The travelling supporters were involved in several clashes after being targeted by hooligans believed to be supporters of Belgian club Standard Liege.
According to Portuguese media, one Wolves fan was arrested and 16 Belgians were "identified" by police.
A UEFA spokesman said they were “awaiting reports from delegates at the match” before deciding whether to take action.
Wolves have been contacted for comment.
Wolves fan has panic attacks in chaotic queue
Wolves fan Kate Wright, aged 39 and from the Netherlands, describes the "absolute chaos" she and other supporters faced outside the Braga Municipal Stadium on Thursday evening.
"We got to the ground about 40 minutes before kick off and found a huge number of fans standing in a huge disorganised queue in the pouring rain, not moving. More fans arrived and started to get frustrated at the lack of movement. Just before kick off, we are all still penned in.

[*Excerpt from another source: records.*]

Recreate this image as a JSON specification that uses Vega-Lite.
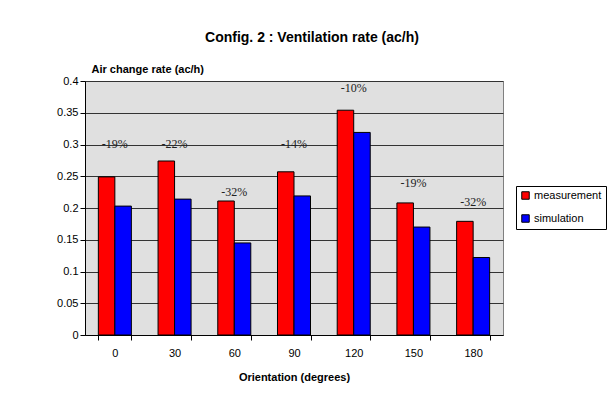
{
  "$schema": "https://vega.github.io/schema/vega-lite/v6.json",
  "width": 418,
  "height": 254,
  "autosize": {"type": "none"},
  "padding": {"left": 85, "top": 81, "right": 109, "bottom": 68},
  "background": "white",
  "title": {
    "text": "Config. 2 : Ventilation rate (ac/h)",
    "font": "Liberation Sans",
    "fontSize": 14,
    "fontWeight": "bold",
    "color": "black",
    "anchor": "middle",
    "dx": 18,
    "offset": 18
  },
  "datasets": {
    "bars": [
      {"orientation": 0, "series": "measurement", "rate": 0.249},
      {"orientation": 0, "series": "simulation", "rate": 0.203},
      {"orientation": 30, "series": "measurement", "rate": 0.274},
      {"orientation": 30, "series": "simulation", "rate": 0.214},
      {"orientation": 60, "series": "measurement", "rate": 0.211},
      {"orientation": 60, "series": "simulation", "rate": 0.145},
      {"orientation": 90, "series": "measurement", "rate": 0.257},
      {"orientation": 90, "series": "simulation", "rate": 0.219},
      {"orientation": 120, "series": "measurement", "rate": 0.354},
      {"orientation": 120, "series": "simulation", "rate": 0.319},
      {"orientation": 150, "series": "measurement", "rate": 0.208},
      {"orientation": 150, "series": "simulation", "rate": 0.17},
      {"orientation": 180, "series": "measurement", "rate": 0.179},
      {"orientation": 180, "series": "simulation", "rate": 0.122}
    ],
    "labels": [
      {"orientation": 0, "diff": "-19%", "level": 0.301},
      {"orientation": 30, "diff": "-22%", "level": 0.301},
      {"orientation": 60, "diff": "-32%", "level": 0.225},
      {"orientation": 90, "diff": "-14%", "level": 0.301},
      {"orientation": 120, "diff": "-10%", "level": 0.389},
      {"orientation": 150, "diff": "-19%", "level": 0.240},
      {"orientation": 180, "diff": "-32%", "level": 0.21}
    ]
  },
  "config": {
    "view": {"fill": "#E0E0E0", "stroke": "#808080"},
    "font": "Liberation Sans"
  },
  "layer": [
    {
      "data": {"name": "bars"},
      "mark": {"type": "bar", "stroke": "black", "strokeWidth": 1},
      "encoding": {
        "x": {
          "field": "orientation",
          "type": "ordinal",
          "scale": {"paddingInner": 0.447, "paddingOuter": 0.2235},
          "axis": {
            "title": "Orientation (degrees)",
            "labelAngle": 0,
            "tickBand": "extent",
            "ticks": true,
            "tickSize": 5,
            "tickColor": "black",
            "domainColor": "black",
            "labelPadding": 7,
            "labelFont": "Liberation Sans",
            "labelFontSize": 11,
            "labelColor": "black",
            "titleFont": "Liberation Sans",
            "titleFontSize": 11,
            "titleFontWeight": "bold",
            "titleColor": "black",
            "titlePadding": 13,
            "grid": false
          }
        },
        "xOffset": {"field": "series", "type": "nominal", "sort": ["measurement", "simulation"]},
        "y": {
          "field": "rate",
          "type": "quantitative",
          "scale": {"domain": [0, 0.4], "nice": false},
          "axis": {
            "title": "Air change rate (ac/h)",
            "values": [0, 0.05, 0.1, 0.15, 0.2, 0.25, 0.3, 0.35, 0.4],
            "labelOverlap": false,
            "format": ".2~f",
            "grid": true,
            "gridColor": "#333333",
            "gridWidth": 1,
            "domainColor": "black",
            "tickColor": "black",
            "tickSize": 5,
            "labelPadding": 2,
            "labelFont": "Liberation Sans",
            "labelFontSize": 11,
            "labelColor": "black",
            "titleAngle": 0,
            "titleAlign": "left",
            "titleBaseline": "alphabetic",
            "titleX": 6,
            "titleY": -9,
            "titleFont": "Liberation Sans",
            "titleFontSize": 11,
            "titleFontWeight": "bold",
            "titleColor": "black"
          }
        },
        "color": {
          "field": "series",
          "type": "nominal",
          "scale": {"domain": ["measurement", "simulation"], "range": ["#FF0000", "#0000FF"]},
          "legend": {
            "title": null,
            "orient": "none",
            "legendX": 431,
            "legendY": 105,
            "strokeColor": "black",
            "fillColor": "white",
            "padding": 4,
            "rowPadding": 10,
            "symbolType": "square",
            "symbolSize": 56,
            "symbolStrokeColor": "black",
            "symbolStrokeWidth": 1,
            "labelFont": "Liberation Sans",
            "labelFontSize": 11,
            "labelColor": "black",
            "labelOffset": 3
          }
        }
      }
    },
    {
      "data": {"name": "labels"},
      "mark": {"type": "text", "font": "Liberation Serif", "fontSize": 12, "color": "#222222", "baseline": "middle"},
      "encoding": {
        "x": {
          "field": "orientation",
          "type": "ordinal",
          "axis": {
            "title": "Orientation (degrees)",
            "labelAngle": 0,
            "tickBand": "extent",
            "ticks": true,
            "tickSize": 5,
            "tickColor": "black",
            "domainColor": "black",
            "labelPadding": 7,
            "labelFont": "Liberation Sans",
            "labelFontSize": 11,
            "labelColor": "black",
            "titleFont": "Liberation Sans",
            "titleFontSize": 11,
            "titleFontWeight": "bold",
            "titleColor": "black",
            "titlePadding": 13,
            "grid": false
          }
        },
        "y": {
          "field": "level",
          "type": "quantitative",
          "axis": {
            "title": "Air change rate (ac/h)",
            "values": [0, 0.05, 0.1, 0.15, 0.2, 0.25, 0.3, 0.35, 0.4],
            "labelOverlap": false,
            "format": ".2~f",
            "grid": true,
            "gridColor": "#333333",
            "gridWidth": 1,
            "domainColor": "black",
            "tickColor": "black",
            "tickSize": 5,
            "labelPadding": 2,
            "labelFont": "Liberation Sans",
            "labelFontSize": 11,
            "labelColor": "black",
            "titleAngle": 0,
            "titleAlign": "left",
            "titleBaseline": "alphabetic",
            "titleX": 6,
            "titleY": -9,
            "titleFont": "Liberation Sans",
            "titleFontSize": 11,
            "titleFontWeight": "bold",
            "titleColor": "black"
          }
        },
        "text": {"field": "diff"}
      }
    }
  ]
}
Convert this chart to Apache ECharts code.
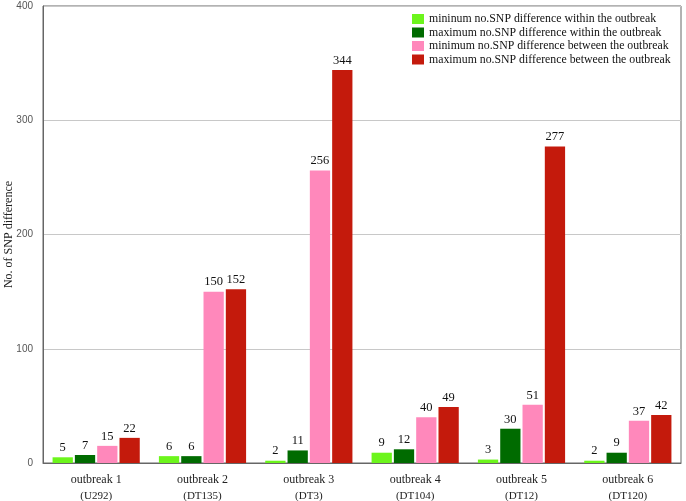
<!DOCTYPE html>
<html><head><meta charset="utf-8">
<script src="https://cdn.jsdelivr.net/npm/echarts@6/dist/echarts.min.js"></script>
<style>html,body{margin:0;padding:0;background:#fff}#c{width:686px;height:501px}</style>
</head><body><div id="c"></div>
<script>
var categories = ['outbreak 1', 'outbreak 2', 'outbreak 3', 'outbreak 4', 'outbreak 5', 'outbreak 6'];
var subLabels = ['(U292)', '(DT135)', '(DT3)', '(DT104)', '(DT12)', '(DT120)'];
var seriesNames = [
  'mininum no.SNP difference within the outbreak',
  'maximum no.SNP difference within the outbreak',
  'minimum no.SNP difference between the outbreak',
  'maximum no.SNP difference between the outbreak'
];
var minWithin = [5, 6, 2, 9, 3, 2];
var maxWithin = [7, 6, 11, 12, 30, 9];
var minBetween = [15, 150, 256, 40, 51, 37];
var maxBetween = [22, 152, 344, 49, 277, 42];
var yTicks = [0, 100, 200, 300, 400];
var colors = ['#6cf51c', '#006b00', '#ff88bb', '#c41a0c'];

var serif = '"Liberation Serif", "DejaVu Serif", serif';
var dataSets = [minWithin, maxWithin, minBetween, maxBetween];
var chart = echarts.init(document.getElementById('c'));
chart.setOption({
  animation: false,
  grid: {left: 43, right: 5, top: 6, bottom: 38, show: true, borderColor: '#666', borderWidth: 1, backgroundColor: '#fff', outerBoundsMode: 'none', containLabel: false},
  legend: {
    left: 407, top: 8, orient: 'vertical', itemWidth: 12, itemHeight: 10, itemGap: 1.5,
    textStyle: {fontFamily: serif, fontSize: 11.8, color: '#111'},
    icon: 'rect',
    data: seriesNames
  },
  xAxis: {
    type: 'category', data: categories,
    axisTick: {show: false},
    axisLine: {lineStyle: {color: '#666'}},
    axisLabel: {
      interval: 0, margin: 8,
      formatter: function (v, i) { return '{a|' + v + '}\n{b|' + subLabels[i] + '}'; },
      rich: {
        a: {fontFamily: serif, fontSize: 12, color: '#222', lineHeight: 17},
        b: {fontFamily: serif, fontSize: 11, color: '#222', lineHeight: 17}
      }
    }
  },
  yAxis: {
    type: 'value', min: yTicks[0], max: yTicks[yTicks.length - 1], interval: 100,
    name: 'No. of SNP difference', nameLocation: 'middle', nameGap: 28, nameMoveOverlap: false,
    nameTextStyle: {fontFamily: serif, fontSize: 12, color: '#222'},
    axisLine: {show: true, lineStyle: {color: '#666'}},
    axisTick: {show: false},
    axisLabel: {fontFamily: '"Liberation Sans", Arial, sans-serif', fontSize: 10, color: '#555', margin: 10},
    splitLine: {lineStyle: {color: '#c8c8c8'}}
  },
  series: dataSets.map(function (d, k) {
    return {
      name: seriesNames[k], type: 'bar', data: d,
      barGap: '10%', barCategoryGap: '18%',
      itemStyle: {color: colors[k]},
      label: {show: true, position: 'top', distance: 3, fontFamily: serif, fontSize: 12.5, color: '#111'}
    };
  })
});
</script></body></html>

"The riot police at the front started baring their batons. A child in front of me started to become really distressed and started crying. I tried to calm him down with his dad. By this time there was more pushing and my personal space was becoming smaller and smaller and I was struggling to breathe. I then experienced a panic attack where I started hyperventilating and shaking. Luckily my husband and other Wolves fans helped me, the young kids and his dad through to the front.
"On kick off we were all moved ahead across a muddy bog to another queue. We were all then penned into another queue. More and more people were starting to become distressed. A girl next to me was in floods of tears. A crush ensued and I started hyperventilating again. I was pulled out to the side before it got any worse.
"More and more fans were getting angry and frustrated with the Braga police's heavy handed tactics in managing the crowd. They were searching people two at a time, discarding many personal items they deemed as "potential weapons".
"Twenty five minutes into the game we were finally let in. They seemed to have given up with their high security checks at this point. The Wolves representatives inside the ground were appalled at our treatment and told us to just take a seat anywhere. We got in on 28 minutes.
"We were herded like cattle. No regard was given to safety of the many fans outside that included many children, women and elderly fans. They seem to want to provoke us, but thankfully our fans didn’t rise to it. It was absolute chaos and could have resulted in serious serious injury or even worse."
A Wolves spokesperson said: “We are aware of the issues a section of our supporters encountered upon trying to enter the stadium for last night’s Europa League match in Braga.
“A number of Wolves staff were present at the time and expressed their concerns to UEFA officials during and after the match.
“We have also had correspondence from some supporters today who we will be responding to individually.
“We are now compiling a full report of our observations to share with UEFA and the Football Association.”